9.Radiative transfer theory and modeling
  • A focus of this session was the new techniques and algorithms developed for the retrieval of optical properties from cloudy scenes, a task which presents many unique problems.

    Eli MLAWER introduced an updated version of RRTM, which makes use of advances in computing architecture to improve the speed of radiation calculations in GCMs. Improved radiative transfer models were also presented by Anthony DAVIS and Jerome VIDOT.

    Sheng-Hsiang WANG highlighted shortcomings in the assumption of uniform aerosol optical properties. A transport with two layers was observed and a two-layer aerosol model was developed to explain this.

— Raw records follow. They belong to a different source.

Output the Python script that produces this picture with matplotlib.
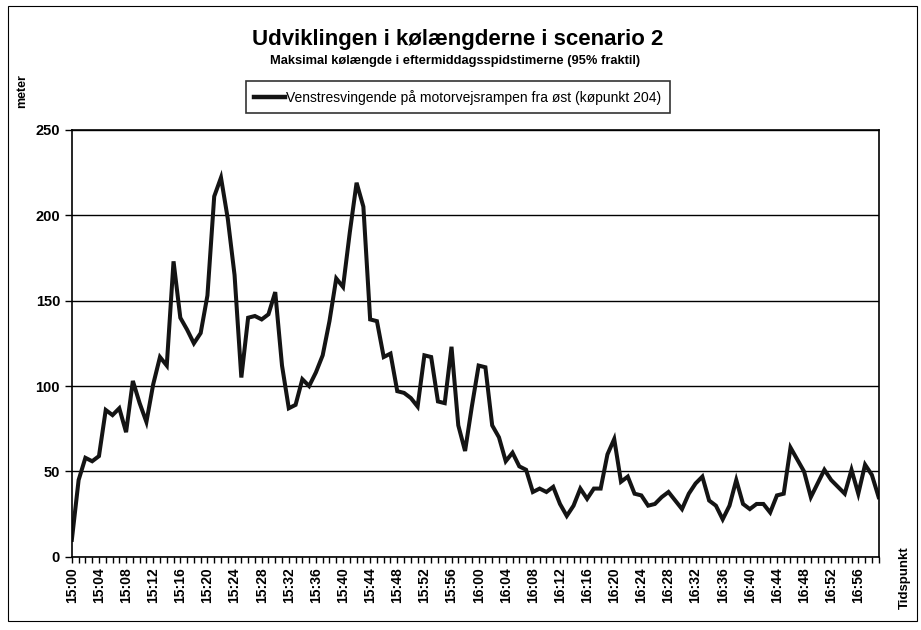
import numpy as np
import matplotlib.pyplot as plt
from matplotlib.lines import Line2D
from matplotlib.patches import Rectangle

plt.rcParams['font.family'] = ['Liberation Sans', 'DejaVu Sans']

# one value per minute, 15:00 .. 16:59
koe_204 = [10, 45, 58, 56, 59, 86, 83, 87, 73, 103,
           90, 79, 101, 117, 112, 173, 140, 133, 125, 131,
           153, 211, 222, 198, 165, 105, 140, 141, 139, 142,
           155, 112, 87, 89, 104, 100, 108, 118, 138, 163,
           158, 190, 219, 205, 139, 138, 117, 119, 97, 96,
           93, 88, 118, 117, 91, 90, 123, 77, 62, 88,
           112, 111, 77, 70, 56, 61, 53, 51, 38, 40,
           38, 41, 31, 24, 30, 40, 34, 40, 40, 60,
           69, 44, 47, 37, 36, 30, 31, 35, 38, 33,
           28, 37, 43, 47, 33, 30, 22, 30, 45, 31,
           28, 31, 31, 26, 36, 37, 64, 57, 50, 35,
           43, 51, 45, 41, 37, 51, 37, 54, 48, 35]
minutes = np.arange(len(koe_204))
time_labels = ['%d:%02d' % (15 + m // 60, m % 60) for m in range(0, 120, 4)]

fig = plt.figure(figsize=(9.21, 6.3), dpi=100)
ax = fig.add_axes([0.078, 0.116, 0.876, 0.678])

ax.plot(minutes, koe_204, color='#141414', lw=2.9, solid_joinstyle='miter')

ax.set_xlim(0, 119)
ax.set_ylim(0, 250)
ax.set_yticks(range(0, 251, 50))
ax.set_xticks(range(0, 120, 4))
ax.set_xticklabels(time_labels, rotation=90, fontsize=10, fontweight='bold')
ax.set_xticks(minutes, minor=True)
ax.tick_params(axis='x', which='both', length=4, width=1, direction='out')
ax.tick_params(axis='y', length=5, width=1, labelsize=10.5)
for lab in ax.get_yticklabels():
    lab.set_fontweight('bold')
ax.yaxis.grid(True, color='black', lw=1)
for s in ax.spines.values():
    s.set_linewidth(1.2)

fig.text(0.497, 0.938, 'Udviklingen i kølængderne i scenario 2',
         ha='center', va='center', fontsize=16, fontweight='bold')
fig.text(0.494, 0.903, 'Maksimal kølængde i eftermiddagsspidstimerne (95% fraktil)',
         ha='center', va='center', fontsize=9.3, fontweight='bold')
fig.text(0.024, 0.855, 'meter', rotation=90, ha='center', va='center',
         fontsize=9, fontweight='bold')
fig.text(0.983, 0.083, 'Tidspunkt', rotation=90, ha='center', va='center',
         fontsize=9.5, fontweight='bold')

handle = Line2D([], [], color='#141414', lw=3.2)
leg = fig.legend([handle], ['Venstresvingende på motorvejsrampen fra øst (køpunkt 204)'],
                 loc='center', bbox_to_anchor=(0.497, 0.846), fontsize=10,
                 frameon=True, fancybox=False, edgecolor='black',
                 handlelength=2.2, handletextpad=0.1, borderpad=0.6)
leg.get_frame().set_linewidth(1.2)

fig.add_artist(Rectangle((0.009, 0.015), 0.987, 0.975, transform=fig.transFigure,
                         fill=False, edgecolor='black', lw=0.8))

fig.savefig('out.png', dpi=100)
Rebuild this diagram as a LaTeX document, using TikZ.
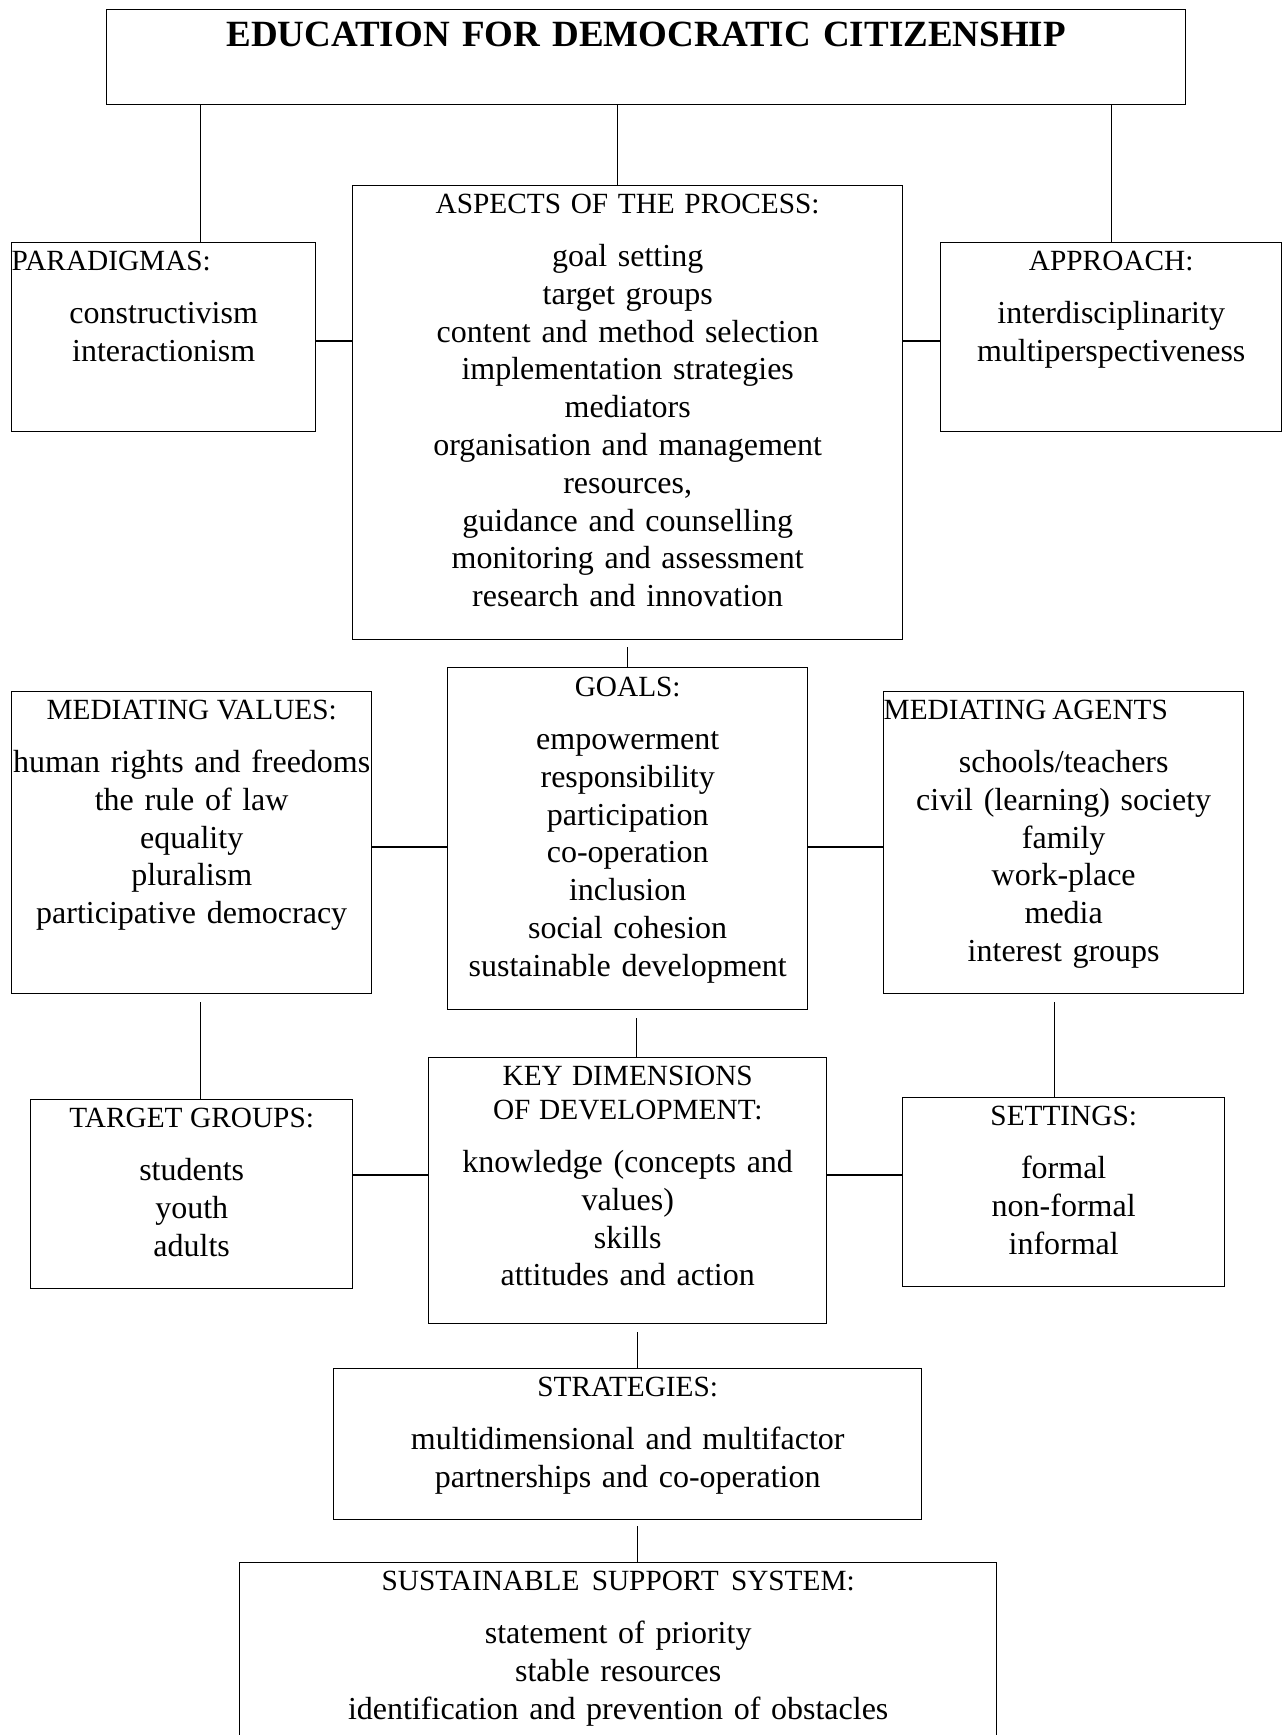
\documentclass[tikz,border=0pt]{standalone}
\usepackage{fontspec}
\setmainfont{Liberation Serif}
\usetikzlibrary{positioning}
\newcommand\boxfont{\fontsize{32}{37.8}\selectfont\spaceskip=0.2em plus 0.1em minus 0.05em\relax}
\newcommand\hdfont{\fontsize{29.3}{37.8}\selectfont\spaceskip=0.2em plus 0.1em minus 0.05em\relax}

\begin{document}
\begin{tikzpicture}[x=1pt,y=-1pt,
  box/.style={draw,line width=1.4pt,anchor=north west,inner sep=0pt},
  txt/.style={inner sep=0pt,align=center,font=\boxfont},
  link/.style={line width=1pt},
  hlink/.style={line width=1.6pt}]
\useasboundingbox (0,0) rectangle (1285,1735);
\clip (0,0) rectangle (1285,1735);

% the frames
\node[box,minimum width=1079pt,minimum height=95pt] (title) at (106,9) {};
\node[box,minimum width=550pt,minimum height=454pt] (asp) at (352,185) {};
\node[box,minimum width=304pt,minimum height=189pt] (par) at (11,242) {};
\node[box,minimum width=341pt,minimum height=189pt] (app) at (940,242) {};
\node[box,minimum width=360pt,minimum height=342pt] (goals) at (447,667) {};
\node[box,minimum width=360pt,minimum height=302pt] (val) at (11,691) {};
\node[box,minimum width=360pt,minimum height=302pt] (agt) at (883,691) {};
\node[box,minimum width=322pt,minimum height=189pt] (tg) at (30,1099) {};
\node[box,minimum width=398pt,minimum height=266pt] (key) at (428,1057) {};
\node[box,minimum width=322pt,minimum height=189pt] (set) at (902,1097) {};
\node[box,minimum width=588pt,minimum height=151pt] (str) at (333,1368) {};
\node[box,minimum width=757pt,minimum height=240pt] (sup) at (239,1562) {}; % runs off the page

% the texts
\node[txt,text width=1079pt,font=\fontsize{37}{44}\selectfont\bfseries,below=13pt of title.north] (titletxt)
  {EDUCATION FOR DEMOCRATIC CITIZENSHIP};
\node[txt,text width=550pt,below=9pt of asp.north] (asptxt)
  {{\hdfont ASPECTS OF THE PROCESS:}\\[15pt]
   goal setting\\target groups\\content and method selection\\implementation strategies\\
   mediators\\organisation and management\\resources,\\guidance and counselling\\
   monitoring and assessment\\research and innovation};
\node[txt,text width=304pt,below=9pt of par.north] (partxt)
  {{\hdfont\makebox[\linewidth][l]{PARADIGMAS:}}\\[15pt]
   constructivism\\interactionism};
\node[txt,text width=341pt,below=9pt of app.north] (apptxt)
  {{\hdfont APPROACH:}\\[15pt]
   interdisciplinarity\\multiperspectiveness};
\node[txt,text width=360pt,below=10pt of goals.north] (goalstxt)
  {{\hdfont GOALS:}\\[15pt]
   empowerment\\responsibility\\participation\\co-operation\\inclusion\\
   social cohesion\\sustainable development};
\node[txt,text width=360pt,below=9pt of val.north] (valtxt)
  {{\hdfont MEDIATING VALUES:}\\[15pt]
   human rights and freedoms\\the rule of law\\equality\\pluralism\\participative democracy};
\node[txt,text width=360pt,below=9pt of agt.north] (agttxt)
  {{\hdfont\makebox[\linewidth][l]{MEDIATING AGENTS}}\\[15pt]
   schools/teachers\\civil (learning) society\\family\\work-place\\media\\interest groups};
\node[txt,text width=322pt,below=9pt of tg.north] (tgtxt)
  {{\hdfont TARGET GROUPS:}\\[15pt]
   students\\youth\\adults};
\node[txt,text width=398pt,below=9pt of key.north] (keytxt)
  {{\hdfont KEY DIMENSIONS\\[-3.8pt]OF DEVELOPMENT:}\\[15pt]
   knowledge (concepts and\\values)\\skills\\attitudes and action};
\node[txt,text width=322pt,below=9pt of set.north] (settxt)
  {{\hdfont SETTINGS:}\\[15pt]
   formal\\non-formal\\informal};
\node[txt,text width=588pt,below=9pt of str.north] (strtxt)
  {{\hdfont STRATEGIES:}\\[15pt]
   multidimensional and multifactor\\partnerships and co-operation};
\node[txt,text width=757pt,below=9pt of sup.north] (suptxt)
  {{\hdfont SUSTAINABLE SUPPORT SYSTEM:}\\[15pt]
   statement of priority\\stable resources\\identification and prevention of obstacles};

% connectors
\draw[link] ([xshift=37pt]title.south -| par.north) -- ([xshift=37pt]par.north);
\draw[link] ([xshift=-10pt]title.south -| asp.north) -- ([xshift=-10pt]asp.north);
\draw[link] (title.south -| app.north) -- (app.north);
\draw[hlink] ([yshift=-3.5pt]par.east) -- ([yshift=-3.5pt]par.east -| asp.west);
\draw[hlink] ([yshift=-3.5pt]app.west) -- ([yshift=-3.5pt]app.west -| asp.east);
\draw[link,shorten <=7pt] (asp.south -| goals.north) -- (goals.north);
\draw[hlink] ([yshift=-4pt]val.east) -- ([yshift=-4pt]val.east -| goals.west);
\draw[hlink] ([yshift=-4pt]agt.west) -- ([yshift=-4pt]agt.west -| goals.east);
\draw[link,shorten <=8pt] ([xshift=9pt]val.south) -- ([xshift=9pt]val.south |- tg.north);
\draw[link,shorten <=8pt] ([xshift=9pt]goals.south) -- ([xshift=9pt]goals.south |- key.north);
\draw[link,shorten <=8pt] ([xshift=-9pt]agt.south) -- ([xshift=-9pt]agt.south |- set.north);
\draw[hlink] ([yshift=19.5pt]tg.east) -- ([yshift=19.5pt]tg.east -| key.west);
\draw[hlink] ([yshift=17.5pt]set.west) -- ([yshift=17.5pt]set.west -| key.east);
\draw[link,shorten <=8pt] ([xshift=10pt]key.south) -- ([xshift=10pt]key.south |- str.north);
\draw[link,shorten <=6pt] ([xshift=10pt]str.south) -- ([xshift=10pt]str.south |- sup.north);
\end{tikzpicture}
\end{document}
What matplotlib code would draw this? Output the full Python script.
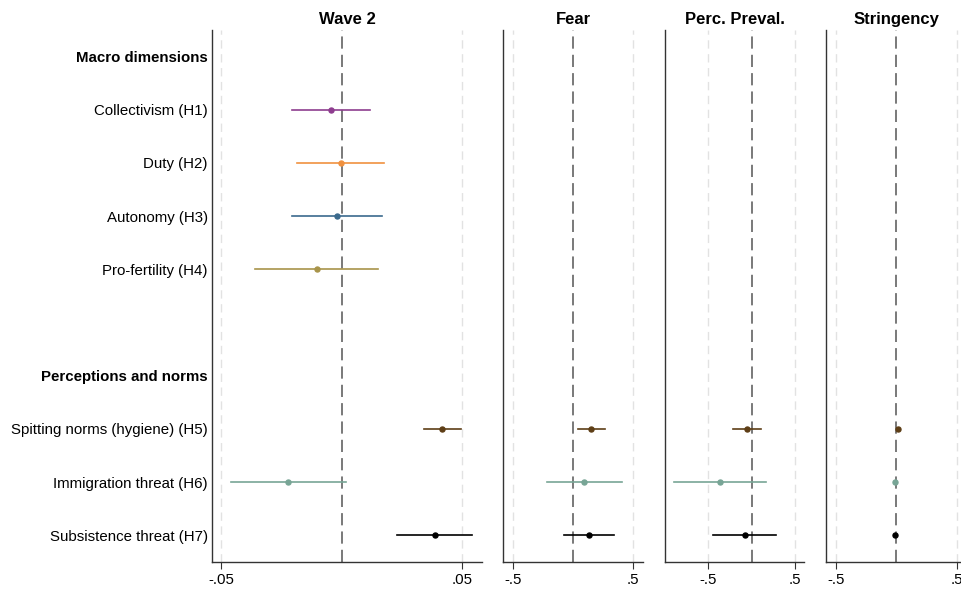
import numpy as np
import matplotlib.pyplot as plt

plt.rcParams['font.family'] = ['Liberation Sans', 'DejaVu Sans']

# row labels, top to bottom
rows = ["Macro dimensions", "Collectivism (H1)", "Duty (H2)", "Autonomy (H3)",
        "Pro-fertility (H4)", "", "Perceptions and norms",
        "Spitting norms (hygiene) (H5)", "Immigration threat (H6)", "Subsistence threat (H7)"]
bold_rows = ["Macro dimensions", "Perceptions and norms"]

colors = {1: '#8e3d8f', 2: '#f0913f', 3: '#3b6a8d', 4: '#a8944a',
          7: '#5e3e16', 8: '#78a596', 9: '#000000'}

# estimates (row index -> point, low, high)
wave2_rows = [1, 2, 3, 4, 7, 8, 9]
wave2_est = [-0.0044, -0.0004, -0.0022, -0.0104, 0.0417, -0.0221, 0.0387]
wave2_lo = [-0.0205, -0.0184, -0.0207, -0.0358, 0.0342, -0.0460, 0.0230]
wave2_hi = [0.0116, 0.0175, 0.0166, 0.0152, 0.0492, 0.0018, 0.0541]

sub_rows = [7, 8, 9]
fear_est = [0.150, 0.092, 0.131]
fear_lo = [0.039, -0.222, -0.078]
fear_hi = [0.264, 0.406, 0.342]

prev_est = [-0.058, -0.365, -0.081]
prev_lo = [-0.212, -0.893, -0.446]
prev_hi = [0.104, 0.165, 0.284]

str_est = [0.011, -0.011, -0.011]
str_lo = [0.004, -0.016, -0.016]
str_hi = [0.018, -0.006, -0.006]

panels = [
    ("Wave 2", wave2_rows, wave2_est, wave2_lo, wave2_hi, (-0.0538, 0.0581), [-0.05, 0.05], ["-.05", ".05"]),
    ("Fear", sub_rows, fear_est, fear_lo, fear_hi, (-0.583, 0.583), [-0.5, 0.5], ["-.5", ".5"]),
    ("Perc. Preval.", sub_rows, prev_est, prev_lo, prev_hi, (-1.0, 0.607), [-0.5, 0.5], ["-.5", ".5"]),
    ("Stringency", sub_rows, str_est, str_lo, str_hi, (-0.583, 0.583), [-0.5, 0.5], ["-.5", ".5"]),
]

W, H = 962, 589
fig = plt.figure(figsize=(W / 100, H / 100), dpi=100)
boxes = [(212, 270), (503.3, 140), (665, 139.3), (825.7, 141)]
top, bot = 30, 562

for i, (title, rws, est, lo, hi, xlim, ticks, tlabels) in enumerate(panels):
    left, width = boxes[i]
    ax = fig.add_axes([left / W, (H - bot) / H, width / W, (bot - top) / H])
    for t in ticks:
        ax.axvline(t, color='#e2e2e2', lw=1, ls=(0, (6, 4)), zorder=0)
    ax.axvline(0, color='#555555', lw=1.1, ls=(0, (8, 4)), zorder=1)
    for r, e, l, h in zip(rws, est, lo, hi):
        c = colors[r]
        ax.plot([l, h], [r, r], color=c, lw=1.2, zorder=2)
        ax.plot(e, r, 'o', color=c, ms=3.6, zorder=3)
    ax.set_xlim(xlim)
    ax.set_ylim(9.5, -0.5)
    ax.set_xticks(ticks)
    ax.set_xticklabels(tlabels, fontsize=10.8)
    ax.tick_params(axis='x', length=5, color='#333333', pad=3)
    for s in ['top', 'right']:
        ax.spines[s].set_visible(False)
    for s in ['left', 'bottom']:
        ax.spines[s].set_color('#333333')
        ax.spines[s].set_linewidth(1.0)
    ax.set_title(title, fontsize=12, fontweight='bold', pad=4)
    if i == 0:
        ax.set_yticks(range(len(rows)))
        ax.set_yticklabels(rows, fontsize=10.8)
        ax.tick_params(axis='y', length=0, pad=3)
        for lab in ax.get_yticklabels():
            if lab.get_text() in bold_rows:
                lab.set_fontweight('bold')
    else:
        ax.set_yticks([])

fig.savefig('out.png', dpi=100)
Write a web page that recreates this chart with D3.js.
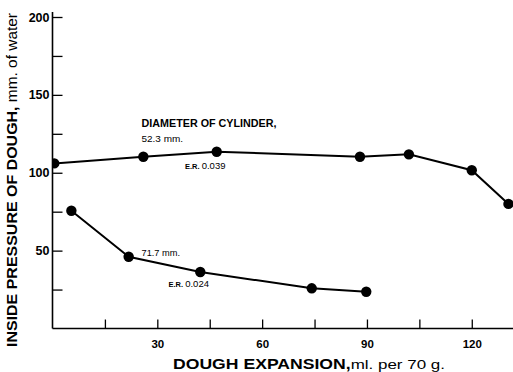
<!DOCTYPE html>
<html><head><meta charset="utf-8">
<script src="https://cdn.jsdelivr.net/npm/d3@7"></script>
<style>
html,body{margin:0;padding:0;background:#fff;}
svg{display:block;font-family:"Liberation Sans",Arial,sans-serif;}
</style></head>
<body>
<svg id="c" width="513" height="372"></svg>
<script>
// Data
const series523 = [
  {x: 0.5, y: 106}, {x: 26, y: 110.3}, {x: 47, y: 113.5}, {x: 88, y: 110.3},
  {x: 102, y: 111.8}, {x: 120, y: 101.6}, {x: 130.5, y: 80}
];
const series717 = [
  {x: 5.4, y: 75.6}, {x: 21.8, y: 46.1}, {x: 42.3, y: 36.3}, {x: 74.2, y: 25.8}, {x: 89.8, y: 23.6}
];
const xTicks = [15, 30, 45, 60, 75, 90, 105, 120];
const xTickLabels = [30, 60, 90, 120];
const yTicks = [25, 50, 75, 100, 125, 150, 175, 200];
const yTickLabels = [50, 100, 150, 200];

const svg = d3.select("#c");
const x = d3.scaleLinear().domain([0, 131.8]).range([52.5, 513]);
const y = d3.scaleLinear().domain([0, 200]).range([328.5, 17]);

// clip to plot area (first dot is half hidden at the axis)
svg.append("clipPath").attr("id", "plot").append("rect")
  .attr("x", 52.5).attr("y", 0).attr("width", 470).attr("height", 328.5);

// axes
const yAxis = d3.axisLeft(y).tickValues(yTicks).tickSizeInner(-10).tickSizeOuter(0).tickPadding(3)
  .tickFormat(d => yTickLabels.includes(d) ? d : "");
const gy = svg.append("g").attr("transform", `translate(${x(0)},0)`).call(yAxis);
gy.select(".domain").remove();
gy.selectAll("line").attr("stroke", "#000").attr("stroke-width", 1.3);
gy.selectAll("text").attr("font-size", 12.5).attr("font-weight", "bold").attr("fill", "#000");

const xAxis = d3.axisBottom(x).tickValues(xTicks).tickSizeInner(-9).tickSizeOuter(0).tickPadding(11)
  .tickFormat(d => xTickLabels.includes(d) ? d : "");
const gx = svg.append("g").attr("transform", `translate(0,${y(0)})`).call(xAxis);
gx.select(".domain").remove();
gx.selectAll("line").attr("stroke", "#000").attr("stroke-width", 1.3);
gx.selectAll("text").attr("font-size", 11.5).attr("font-weight", "bold").attr("fill", "#000");

// axis lines
svg.append("line").attr("x1", x(0)).attr("x2", x(0)).attr("y1", 12).attr("y2", y(0))
  .attr("stroke", "#000").attr("stroke-width", 1.6);
svg.append("line").attr("x1", x(0)).attr("x2", 513).attr("y1", y(0)).attr("y2", y(0))
  .attr("stroke", "#000").attr("stroke-width", 1.6);

// series
const line = d3.line().x(d => x(d.x)).y(d => y(d.y));
const plot = svg.append("g").attr("clip-path", "url(#plot)");
[series523, series717].forEach(s => {
  plot.append("path").datum(s).attr("d", line).attr("fill", "none")
    .attr("stroke", "#000").attr("stroke-width", 2);
  plot.selectAll(null).data(s).enter().append("circle")
    .attr("cx", d => x(d.x)).attr("cy", d => y(d.y)).attr("r", 5.2).attr("fill", "#000");
});

// annotations
function txt(xp, yp, str, size, weight, len) {
  const t = svg.append("text").attr("x", xp).attr("y", yp).attr("font-size", size)
    .attr("font-weight", weight).attr("fill", "#000").text(str);
  if (len) t.attr("textLength", len).attr("lengthAdjust", "spacingAndGlyphs");
  return t;
}
txt(141.5, 127.3, "DIAMETER OF CYLINDER,", 11, "bold", 135);
txt(141.5, 141.7, "52.3 mm.", 9, "normal", 41.5);
function er(xp, yp, val) {
  const t = svg.append("text").attr("x", xp).attr("y", yp).attr("fill", "#000");
  t.append("tspan").attr("font-size", 7.5).attr("font-weight", "bold").text("E.R. ");
  t.append("tspan").attr("font-size", 9.5).text(val);
}
er(185, 168.5, "0.039");
txt(141.5, 256, "71.7 mm.", 9, "normal", 38.5);
er(168.5, 287, "0.024");

// axis titles
const xt = svg.append("text").attr("x", 173).attr("y", 369).attr("fill", "#000")
  .attr("textLength", 272).attr("lengthAdjust", "spacingAndGlyphs");
xt.append("tspan").attr("font-size", 14).attr("font-weight", "bold").text("DOUGH  EXPANSION,");
xt.append("tspan").attr("font-size", 13.5).text("ml. per 70 g.");

const yt = svg.append("text").attr("transform", "translate(17,347) rotate(-90)")
  .attr("x", 0).attr("y", 0).attr("fill", "#000")
  .attr("textLength", 334).attr("lengthAdjust", "spacingAndGlyphs");
yt.append("tspan").attr("font-size", 14.5).attr("font-weight", "bold").text("INSIDE  PRESSURE OF DOUGH,");
yt.append("tspan").attr("font-size", 14).text(" mm. of water");
</script>
</body></html>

10.Ice clouds: Light scattering, radiometric polarimetric remote sensing, and radiation
  • The invited speaker, Dr. Brian KAHN, spoke about retrieving ice-cloud properties from hyperspectral infrared observations. Observations from AIRS were found to be very useful in characterizing ice clouds, and multi-sensor approaches show a lot of promise.

    While observations have been successful, there is plenty of work to be done on the theory of light scattering by ice crystals, particularly in the resonance region (where the size of the scattering particle is similar to the incident wavelength), and effects such as photon tunneling need to be further explored. This may require a novel physical--geometric optics approach.

11.Surface measurements and field experiments
  • Von WALDEN presented the results of the ICECAPS (Integrated Characterization of Energy, Clouds, Atmospheric state, and Precipitation at Summit) experiment, which aimed to determine the effect of clouds on Greenland's surface energy budget.

    A lively discussion was sparked by invited speaker Julian GRöBNER's talk, in which he described an effort to measure cloud fractions 24 hours a day, using an infrared camera and a gold-coated spherical mirror observing 180$^\circ$ of the sky during day and night.

    Mikhail KRINITSKIY described another method for determining cloud fraction, which distinguishes between cloudy and clear sky using only color saturation.

    Improved measurements of aerosol--cloud interaction, aerosol optical depths, and the solar spectrum were also reported, and updates were given on several ongoing calibration and intercomparison projects for radiometers.

12.Ocean optics
  • Knut STAMNES, Jacek CHOWDHARY and Jürgen FISCHER all spoke on the topic of the retrieval of optical properties using satellite measurements of ocean color.

    Neural networks were used to train the algorithms presented in several talks at the conference. In this session, success was reported in their use for merging data collected simultaneously by different instruments, and for retrieving parameters from SeaWiFS (Sea-Viewing Wide Field-of-View Sensor), greatly improving the speed of the retrieval.

13.Solar UV radiation
  • Several authors presented the results of UV measurements over a period of about 20 years, in both oral presentations and posters, including overviews by invited speakers Germar BERNHARD and Ben LILEY. The measurements of broadband radiometers in general show no significant trend in recent decades. However, a strong daily and annual variability of UV exposure caused by clouds and aerosols has become apparent, and the research focus has shifted to this area.

    Finally, the consequences of UV exposure for both humans and materials were discussed. For humans, a balance between the positive (vitamin D production) and the negative (skin cancer) needs to be struck, and the research from this session will aid in this.